I had been there before and been destroyed by this museum. Unable to get out of the ancient Sumerian section. The vastness just too much for me to get my head around. This time I would do a quick run by the greatest hits in antiquity sculpture and then take down all of renaissance painting. Furthermore, I would take no pictures in this museum. Everything in the Louvre already had a million fucking pictures of it; I’d just download some when I got home. (Note to tourists everywhere: please stop taking pictures of yourself in front of famous works of art. Your mug, or heaven forbid you imitating the poses in the artwork, does not improve the view). That would save me hours I could plow back into another museum.
But it was amateur night at the Apollo for me on day 1. Stopped to read a few info placards and then never made it to paintings. Got totally sandtrapped in Ancient Egyptians, and then had to stop to stare at the Michelangelos for the rest of the afternoon.
The Louvre was like a house where the people were on vacation – or maybe they had disappeared mysteriously in their prime and left all their treasures out. What does a once great people, now ancient and extinct, leave behind? First of all, their laws, written in stone. Second of all, really large portraits and statues of themselves. (The Egyptian king always shown as an extra large man but what if that had been literal, not symbolic? Now that would be great surprise archeological find.

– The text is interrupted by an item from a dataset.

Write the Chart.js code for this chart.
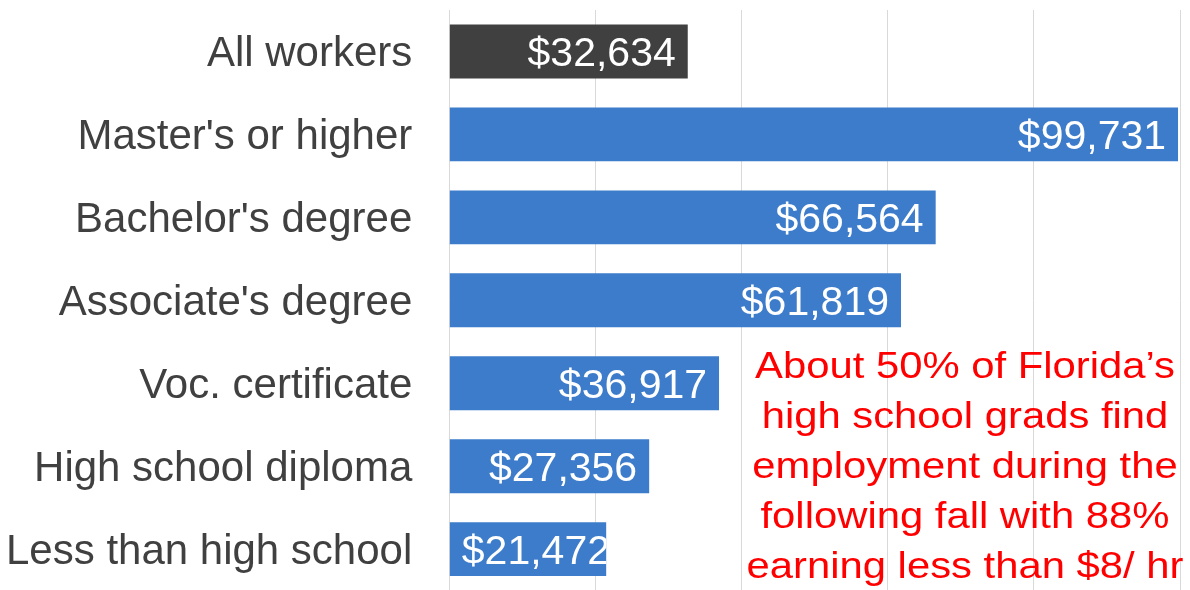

And then there was Michelangelo. His slave dying statue was juxtaposed against alot of cold Greco Roman sculpture in the hall before, and it was great placement because it allowed you to directly experience the break between classical and renaissance for yourself. Same styles and materials as the Romans, but Mickey manages to make it erotic, intimate, attenuated, the usual expression of Greek detachment transformed into sleepy common sensuality. The greek statues are largely naked but the slave statue is partially clothed, undressing himself, kinda touching himself really; pretty sexy for the sixteen hundreds. Looking at this statue, there’s no way in hell Michelangelo was not seriously doing – or trying to do – whoever that model was.